Economy only grazes hunting

In the AP: Have gun, will travel

PIERRE, S.D. (AP) — Have gun, will travel — even if the economy’s shot.

In the heart of South Dakota’s pheasant-hunting country, license sales have been strong this fall despite gasoline prices near $3 a gallon and a looming recession. Ditto for hunting license sales in New York, Utah and Colorado. The leading retailers of outdoor gear, meanwhile, say sales of shotguns, ammunition and warm camouflage clothes aren’t too bad considering the economy’s headwinds.

Hunting’s popularity has waned slightly in recent years, and American families are tightening their belts as a recession looms, but businesses catering to hunters say the sport’s outlook remains relatively healthy during these hard economic times.

The uptick in gun sales due to worries about the election affecting concealed carry or assault-type weapons has been the big story this year, but it’s great to hear that hunting sales are also keeping up okay.

Hunting numbers have been slumping lately. The average age of hunters has been slowly creeping upward, meaning that fewer young people are joining the ranks. Gun and gear sales in the hot self-defense sector and the red-hot tactical market have much more than made up for the slump, but hunting dollars are crucial to the continuing health of our sport. Not only guns, gear, and ammunition sales, but license fees, travel and lodging, and related businesses such as meat processing and taxidermy are all very dependent on a strong hunting community.

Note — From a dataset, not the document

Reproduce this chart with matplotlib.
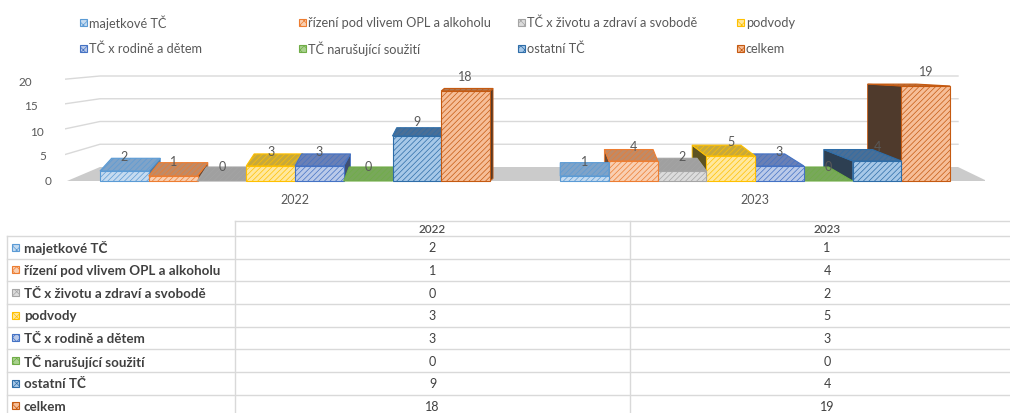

Stowe Samco, owner of Absolutely Pheasants hunting lodge in Tripp County, S.D., which labels itself the “Pheasant Hunting Capital of the World,” said his reservations are up 13 percent from last year.

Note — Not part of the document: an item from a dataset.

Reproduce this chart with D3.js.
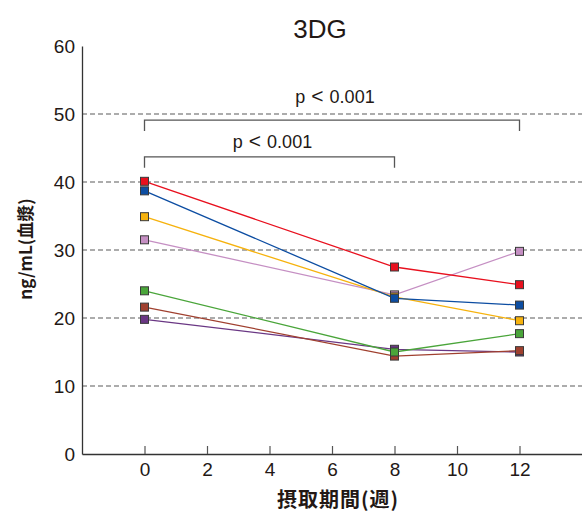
<!DOCTYPE html>
<html>
<head>
<meta charset="utf-8">
<script src="https://cdn.jsdelivr.net/npm/d3@7"></script>
<style>
  body { margin: 0; background: #fff; }
  text { font-family: "Liberation Sans", Arial, sans-serif; fill: #231815; }
  .jp { font-family: "Noto Sans CJK JP", "Liberation Sans", sans-serif; }
</style>
</head>
<body>
<svg id="chart" width="582" height="513"></svg>
<script>
// Weeks of intake
const weeks = [0, 8, 12];
const xTicks = [0, 2, 4, 6, 8, 10, 12];
const yTicks = [0, 10, 20, 30, 40, 50, 60];
const gridValues = [10, 20, 30, 40, 50];

// Plasma 3DG per subject (ng/mL)
const subjectPink   = [31.5, 23.4, 29.8];
const subjectYellow = [34.9, 23.1, 19.6];
const subjectRed    = [40.1, 27.5, 24.9];
const subjectBlue   = [38.7, 22.9, 21.9];
const subjectPurple = [19.8, 15.4, 15.0];
const subjectBrown  = [21.6, 14.4, 15.2];
const subjectGreen  = [24.0, 15.0, 17.7];

const seriesColors = ["#c58fc3", "#f6b20d", "#e8101e", "#0c4da2", "#6a3784", "#a0402f", "#4aa53a"];
const seriesValues = [subjectPink, subjectYellow, subjectRed, subjectBlue, subjectPurple, subjectBrown, subjectGreen];

// Significance brackets (bar level and label level in data units)
const brackets = [
  { from: 0, to: 12, level: 49.1, labelLevel: 51.6, p: "0.001" },
  { from: 0, to: 8,  level: 43.7, labelLevel: 45.0, p: "0.001" }
];

const svg = d3.select("#chart");
const x = d3.scaleLinear().domain([-2, 14]).range([82, 582]);
const y = d3.scaleLinear().domain([0, 60]).range([454, 46]);

// Title
svg.append("text").attr("x", 320).attr("y", 38).attr("text-anchor", "middle")
  .attr("font-size", 26).text("3DG");

// Dashed gridlines
svg.append("g").selectAll("line").data(gridValues).join("line")
  .attr("x1", x(-2)).attr("x2", x(14))
  .attr("y1", d => y(d)).attr("y2", d => y(d))
  .attr("stroke", "#5a5a5a").attr("stroke-width", 1.2)
  .attr("stroke-dasharray", "5,3");

// Y axis (labels only, no ticks)
const yAxis = svg.append("g").attr("transform", `translate(${x(-2)},0)`)
  .call(d3.axisLeft(y).tickValues(yTicks).tickSize(0).tickPadding(7));
yAxis.select(".domain").attr("stroke", "#333").attr("stroke-width", 1.3);
yAxis.selectAll("text").attr("font-size", 19).attr("font-family", "Liberation Sans, Arial, sans-serif")
  .attr("fill", "#231815").attr("dy", "0.36em");

// X axis with inward ticks
const xAxis = svg.append("g").attr("transform", `translate(0,${y(0)})`)
  .call(d3.axisBottom(x).tickValues(xTicks).tickSizeInner(-8).tickSizeOuter(0).tickPadding(9));
xAxis.select(".domain").attr("stroke", "#333").attr("stroke-width", 1.3);
xAxis.selectAll(".tick line").attr("stroke", "#555").attr("stroke-width", 1.2);
xAxis.selectAll("text").attr("font-size", 19).attr("font-family", "Liberation Sans, Arial, sans-serif")
  .attr("fill", "#231815");

// Axis titles
svg.append("text").attr("class", "jp").attr("x", 338).attr("y", 507)
  .attr("text-anchor", "middle").attr("font-size", 20).attr("font-weight", "bold")
  .attr("letter-spacing", 1).text("摂取期間(週)");
svg.append("text").attr("class", "jp")
  .attr("transform", "translate(32,249) rotate(-90)")
  .attr("text-anchor", "middle").attr("font-size", 17).attr("font-weight", "bold").text("ng/mL(血漿)");

// Brackets with p-value labels
brackets.forEach(b => {
  const g = svg.append("g");
  const yy = y(b.level);
  g.append("path")
    .attr("d", `M${x(b.from)},${yy + 11}V${yy}H${x(b.to)}V${yy + 11}`)
    .attr("fill", "none").attr("stroke", "#555").attr("stroke-width", 1.3);
  const t = g.append("text").attr("x", (x(b.from) + x(b.to)) / 2 + 3).attr("y", y(b.labelLevel))
    .attr("text-anchor", "middle").attr("font-size", 18);
  t.append("tspan").text("p");
  t.append("tspan").attr("dx", 6).attr("font-size", 21).text("<");
  t.append("tspan").attr("dx", 6).text(b.p);
});

// Subject lines and markers
const line = d3.line().x((d, i) => x(weeks[i])).y(d => y(d));
const groups = svg.append("g").selectAll("g").data(seriesValues).join("g");
groups.append("path").attr("d", d => line(d))
  .attr("fill", "none").attr("stroke", (d, i) => seriesColors[i]).attr("stroke-width", 1.3);
groups.each(function (vals, i) {
  d3.select(this).selectAll("rect").data(vals).join("rect")
    .attr("x", (d, j) => x(weeks[j]) - 4).attr("y", d => y(d) - 4)
    .attr("width", 8).attr("height", 8)
    .attr("fill", seriesColors[i]).attr("stroke", "#3a3a3a").attr("stroke-width", 1);
});
</script>
</body>
</html>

It costs about $400 daily to hunt pheasants at Samco’s place. He believes the sagging economy may deter hunters who are less affluent.

“I think the people that are hurt by the economy right now, the people that won’t be coming, are probably going to be your $75- to $200-a-day guys. It’s tougher for them,” Samco says.

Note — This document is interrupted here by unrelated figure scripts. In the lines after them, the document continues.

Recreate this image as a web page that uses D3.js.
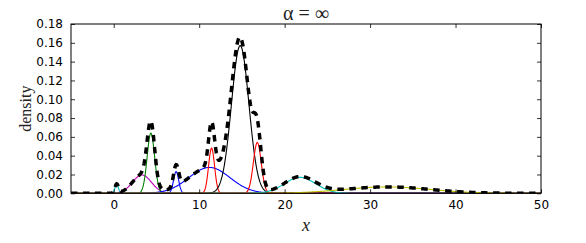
<!DOCTYPE html>
<html><head><meta charset="utf-8">
<script src="https://cdn.jsdelivr.net/npm/d3@7/dist/d3.min.js"></script>
<style>html,body{margin:0;padding:0;background:#fff;}svg{display:block;}</style>
</head><body>
<script>
// Mixture components (mean, std-dev, peak height, colour)
const compMeans  = [0.35, 3.3, 4.35, 7.3, 11.2, 11.45, 14.8, 16.8, 21.8, 32.0];
const compSds    = [0.2, 1.1, 0.44, 0.3, 2.4, 0.35, 1.02, 0.46, 1.82, 5.0];
const compPeaks  = [0.0095, 0.0195, 0.064, 0.023, 0.0275, 0.048, 0.157, 0.054, 0.017, 0.0068];
const compColors = ['#00bfbf','#bf00bf','#008000','#0000ff','#0000ff','#ff0000','#000000','#ff0000','#00bfbf','#bfbf00'];
const xTicks = [0, 10, 20, 30, 40, 50];
const yTicks = [0, 0.02, 0.04, 0.06, 0.08, 0.10, 0.12, 0.14, 0.16, 0.18];
const xDomain = [-5, 50];
const yDomain = [0, 0.18];
const titleText = "α = ∞";

const W = 586, H = 243;
const m = {left: 71, right: 45, top: 24, bottom: 50};
const svg = d3.select("body").append("svg").attr("width", W).attr("height", H);
const x = d3.scaleLinear().domain(xDomain).range([m.left, W - m.right]);
const y = d3.scaleLinear().domain(yDomain).range([H - m.bottom + 0.3, m.top]);

svg.append("defs").append("clipPath").attr("id","clip")
  .append("rect").attr("x", m.left).attr("y", m.top)
  .attr("width", x.range()[1]-m.left).attr("height", y.range()[0]-m.top);

const grid = d3.range(0, 1101).map(i => xDomain[0] + i*(xDomain[1]-xDomain[0])/1100);
const comp = (k, v) => compPeaks[k]*Math.exp(-((v-compMeans[k])**2)/(2*compSds[k]**2));
const line = d3.line().x(d => x(d[0])).y(d => y(d[1]));

const g = svg.append("g").attr("clip-path","url(#clip)");
compMeans.forEach((mu, k) => {
  g.append("path").datum(grid.map(v => [v, comp(k, v)]))
    .attr("d", line).attr("fill","none").attr("stroke", compColors[k]).attr("stroke-width", 1.1);
});
g.append("path").datum(grid.map(v => [v, d3.sum(compMeans, (mu,k) => comp(k, v))]))
  .attr("d", line).attr("fill","none").attr("stroke","#000").attr("stroke-width",3.5)
  .attr("stroke-dasharray","6.5,5.5");

// axes (inward ticks, all sides)
const tl = 4;
const axB = svg.append("g").attr("transform",`translate(0,${y.range()[0]})`)
  .call(d3.axisBottom(x).tickValues(xTicks).tickFormat(d3.format("d")).tickSizeInner(-tl).tickSizeOuter(0).tickPadding(7));
const axT = svg.append("g").attr("transform",`translate(0,${m.top})`)
  .call(d3.axisTop(x).tickValues(xTicks).tickFormat("").tickSizeInner(-tl).tickSizeOuter(0));
const axL = svg.append("g").attr("transform",`translate(${m.left},0)`)
  .call(d3.axisLeft(y).tickValues(yTicks).tickFormat(d3.format(".2f")).tickSizeInner(-tl).tickSizeOuter(0).tickPadding(8));
const axR = svg.append("g").attr("transform",`translate(${x.range()[1]},0)`)
  .call(d3.axisRight(y).tickValues(yTicks).tickFormat("").tickSizeInner(-tl).tickSizeOuter(0));
[axB, axT, axL, axR].forEach(a => {
  a.select(".domain").remove();
  a.selectAll(".tick line").attr("stroke","#000").attr("stroke-width",0.8);
  a.selectAll("text").attr("font-family","DejaVu Sans").attr("font-size","12px").attr("fill","#000");
});
svg.append("rect").attr("x", m.left).attr("y", m.top)
  .attr("width", x.range()[1]-m.left).attr("height", y.range()[0]-m.top)
  .attr("fill","none").attr("stroke","#000").attr("stroke-width",1);

svg.append("text").attr("x", (m.left + x.range()[1])/2).attr("y", 20)
  .attr("text-anchor","middle").attr("font-family","Liberation Serif").attr("font-size","20px")
  .attr("fill","#222").text(titleText);
svg.append("text").attr("transform",`translate(31,${(m.top + y.range()[0])/2}) rotate(-90)`)
  .attr("text-anchor","middle").attr("font-family","Liberation Serif").attr("font-size","16px")
  .attr("fill","#222").text("density");
svg.append("text").attr("x", (m.left + x.range()[1])/2).attr("y", 231)
  .attr("text-anchor","middle").attr("font-family","Liberation Serif").attr("font-style","italic").attr("font-size","18px")
  .attr("fill","#222").text("x");
</script>
</body></html>
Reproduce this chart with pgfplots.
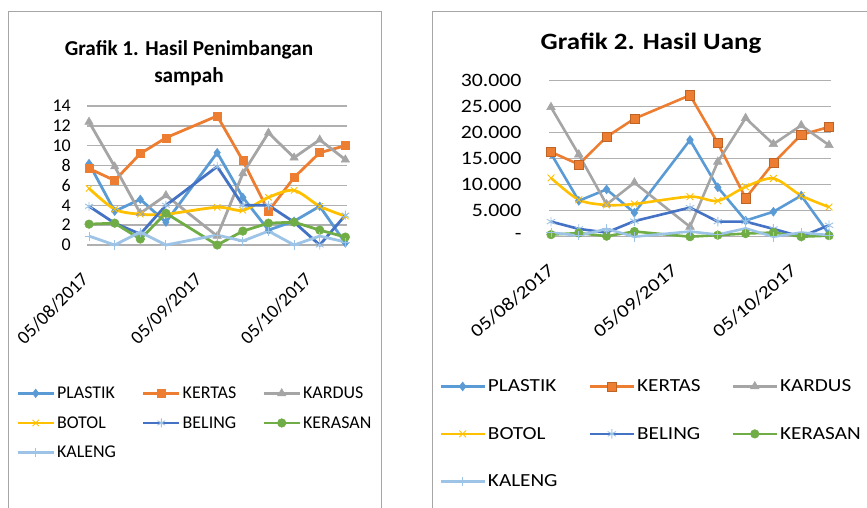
\documentclass[border=0pt]{standalone}
\usepackage{pgfplots}
\usepackage{pgfplotstable}
\pgfplotsset{compat=1.18}
\usepackage{fontspec}
\setmainfont{Carlito}
\newfontfamily\wide[FakeStretch=1.15]{Carlito}

\definecolor{cPl}{HTML}{5B9BD5}
\definecolor{cKe}{HTML}{ED7D31}
\definecolor{cKa}{HTML}{A5A5A5}
\definecolor{cBo}{HTML}{FFC000}
\definecolor{cBe}{HTML}{4472C4}
\definecolor{cKr}{HTML}{70AD47}
\definecolor{cKl}{HTML}{9DC3E6}
\definecolor{gridc}{HTML}{B0B0B0}
\definecolor{framec}{HTML}{A6A6A6}

\pgfplotstableread{
day PL KE KA BO BE KR KL
0  8.2 7.7 12.4 5.7 3.9 2.1 0.9
7  3.4 6.5 7.9 3.6 2.2 2.2 0.0
14 4.6 9.2 3.2 3.1 1.1 0.6 1.3
21 2.3 10.8 5.0 3.1 4.0 3.2 0.0
35 9.3 13.0 0.9 3.8 7.9 0.0 1.0
42 4.8 8.5 7.2 3.5 4.0 1.4 0.4
49 1.5 3.4 11.3 4.8 4.0 2.2 1.4
56 2.4 6.8 8.8 5.5 2.3 2.3 0.0
63 3.9 9.3 10.6 3.9 0.0 1.5 0.9
70 0.2 10.0 8.6 2.9 3.0 0.8 0.3
}\tA

\pgfplotstableread{
day PL KE KA BO BE KR KL
0  16000 16300 24900 11300 2900 400 800
7  6900 13900 15800 7100 1500 700 200
14 9100 19200 6200 6100 800 100 1500
21 4600 22700 10400 6300 3000 1000 0
35 18600 27200 1900 7700 5600 0 1000
42 9500 18000 14400 6900 2900 300 400
49 3100 7400 22800 9600 2900 600 1600
56 4800 14200 17800 11200 1500 800 0
63 7900 19600 21400 7900 0 0 800
70 500 21100 17600 5700 2200 200 300
}\tB

\pgfplotsset{
  common/.style={
    scale only axis,
    xmin=-0.5, xmax=70.5,
    axis line style={draw=none},
    major tick length=0pt,
    ymajorgrids,
    grid style={gridc, line width=1.3bp},
    xtick={0,31,61},
    xticklabels={05/08/2017,05/09/2017,05/10/2017},
    clip=false,
    legend cell align=left,
  },
}

\begin{document}
\begin{tikzpicture}
\useasboundingbox (0,0) rectangle (867bp,508bp);
% frames
\draw[framec, line width=1bp] (8bp,-5bp) -- (8bp,496bp) -- (381bp,496bp) -- (381bp,-5bp);
\draw[framec, line width=1bp] (432bp,-5bp) -- (432bp,496bp) -- (880bp,496bp);
% titles
\node[font=\bfseries\fontsize{21.3}{27}\selectfont, align=center] at (189bp,444.5bp) {Grafik 1. Hasil Penimbangan\\sampah};
\node[font=\wide\bfseries\fontsize{23.5}{30}\selectfont] at (651bp,465bp) {Grafik 2. Hasil Uang};

% ---------------- Chart 1
\begin{axis}[common,
  at={(87.2bp,263bp)}, anchor=south west,
  width=260bp, height=139bp,
  ymin=0, ymax=14, ytick={0,2,...,14},
  /pgf/number format/assume math mode=true,
  yticklabel style={font=\fontsize{18}{18}\selectfont, xshift=-13bp},
  xticklabel style={xshift=-9bp, yshift=-26bp, font=\fontsize{19}{19}\selectfont, rotate=45, anchor=north east, inner sep=0pt},
  legend columns=3,
  legend style={at={(axis description cs:-0.285,-0.99)}, anchor=north west, draw=none, fill=none,
    font=\fontsize{18}{18}\selectfont, row sep=12.5bp,
    /tikz/every even column/.append style={column sep=24bp}},
  legend image code/.code={\draw[mark repeat=2,mark phase=2] plot coordinates {(0bp,0bp) (18bp,0bp) (36bp,0bp)};},
]
\addplot[cPl, line width=2.8bp, mark=diamond*, mark size=4.3bp, mark options={fill=cPl, line width=0.5bp}] table[x=day,y=PL]{\tA};
\addlegendentry{PLASTIK}
\addplot[cKe, line width=2.8bp, mark=square*, mark size=4bp, mark options={fill=cKe, line width=0.5bp}] table[x=day,y=KE]{\tA};
\addlegendentry{KERTAS}
\addplot[cKa, line width=2.8bp, mark=triangle*, mark size=4.8bp, mark options={fill=cKa, line width=0.5bp}] table[x=day,y=KA]{\tA};
\addlegendentry{KARDUS}
\addplot[cBo, line width=2.8bp, smooth, mark=x, mark size=4.5bp, mark options={line width=0.9bp}] table[x=day,y=BO]{\tA};
\addlegendentry{BOTOL}
\addplot[cBe, line width=2.8bp, mark=asterisk, mark size=4.5bp, mark options={cKl, line width=0.9bp}] table[x=day,y=BE]{\tA};
\addlegendentry{BELING}
\addplot[cKr, line width=2.8bp, mark=*, mark size=4.3bp, mark options={fill=cKr, line width=0.5bp}] table[x=day,y=KR]{\tA};
\addlegendentry{KERASAN}
\addplot[cKl, line width=2.8bp, mark=+, mark size=4.5bp, mark options={line width=0.9bp}] table[x=day,y=KL]{\tA};
\addlegendentry{KALENG}
\end{axis}

% ---------------- Chart 2
\begin{axis}[common,
  at={(549bp,271.3bp)}, anchor=south west,
  width=282bp, height=156bp,
  ymin=0, ymax=30000, ytick={0,5000,...,30000},
  yticklabels={-,5.000,10.000,15.000,20.000,25.000,30.000},
  scaled y ticks=false,
  yticklabel style={font=\wide\fontsize{19}{19}\selectfont, xshift=-24bp},
  xticklabel style={xshift=-4bp, yshift=-26bp, font=\wide\fontsize{18.5}{18.5}\selectfont, rotate=40, anchor=north east, inner sep=0pt},
  legend columns=3,
  legend style={at={(axis description cs:-0.40,-0.89)}, anchor=north west, draw=none, fill=none,
    font=\wide\fontsize{18.5}{18.5}\selectfont, row sep=30bp,
    /tikz/every even column/.append style={column sep=29bp}},
  legend image code/.code={\draw[mark repeat=2,mark phase=2] plot coordinates {(0bp,0bp) (22bp,0bp) (44bp,0bp)};},
]
\addplot[cPl, line width=2.6bp, mark=diamond*, mark size=4.5bp, mark options={fill=cPl, line width=0.5bp}] table[x=day,y=PL]{\tB};
\addlegendentry{PLASTIK}
\addplot[cKe, line width=2.6bp, mark=square*, mark size=4.6bp, mark options={fill=cKe, draw=cKe!80!black, line width=0.5bp}] table[x=day,y=KE]{\tB};
\addlegendentry{KERTAS}
\addplot[cKa, line width=2.6bp, mark=triangle*, mark size=5bp, mark options={fill=cKa, line width=0.5bp}] table[x=day,y=KA]{\tB};
\addlegendentry{KARDUS}
\addplot[cBo, line width=2.6bp, smooth, mark=x, mark size=4.8bp, mark options={line width=0.9bp}] table[x=day,y=BO]{\tB};
\addlegendentry{BOTOL}
\addplot[cBe, line width=2.6bp, mark=asterisk, mark size=4.8bp, mark options={cKl, line width=0.9bp}] table[x=day,y=BE]{\tB};
\addlegendentry{BELING}
\addplot[cKr, line width=2.6bp, mark=*, mark size=4.3bp, mark options={fill=cKr, line width=0.5bp}] table[x=day,y=KR]{\tB};
\addlegendentry{KERASAN}
\addplot[cKl, line width=2.6bp, mark=+, mark size=4.8bp, mark options={line width=0.9bp}] table[x=day,y=KL]{\tB};
\addlegendentry{KALENG}
\end{axis}
\end{tikzpicture}
\end{document}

No doubt the more expensive hunting trip market will suffer from losing a lot of those near the lower end of the price range. Of course, if higher taxes on the more affluent come to pass, even those taking long trips for $400 days of hunting may be affected. Which, of course, affects the people who make the guns, ammo, and gear for those folks, not to mention those who transport them, feed and lodge them, and organize the hunts for them. People with more money tend to spend more money, creating jobs for those with less money.

Wow. It’s almost like we already have some sort of wealth redistribution system in place in America.

Another thing I think about, especially for local hunters spending a few days in the back woods, is the money saved by shooting them some venison. A good-sized deer can provide a fair amount of meat for a family. Not a bad return for a few dollars worth of shells and a day spent in the woods.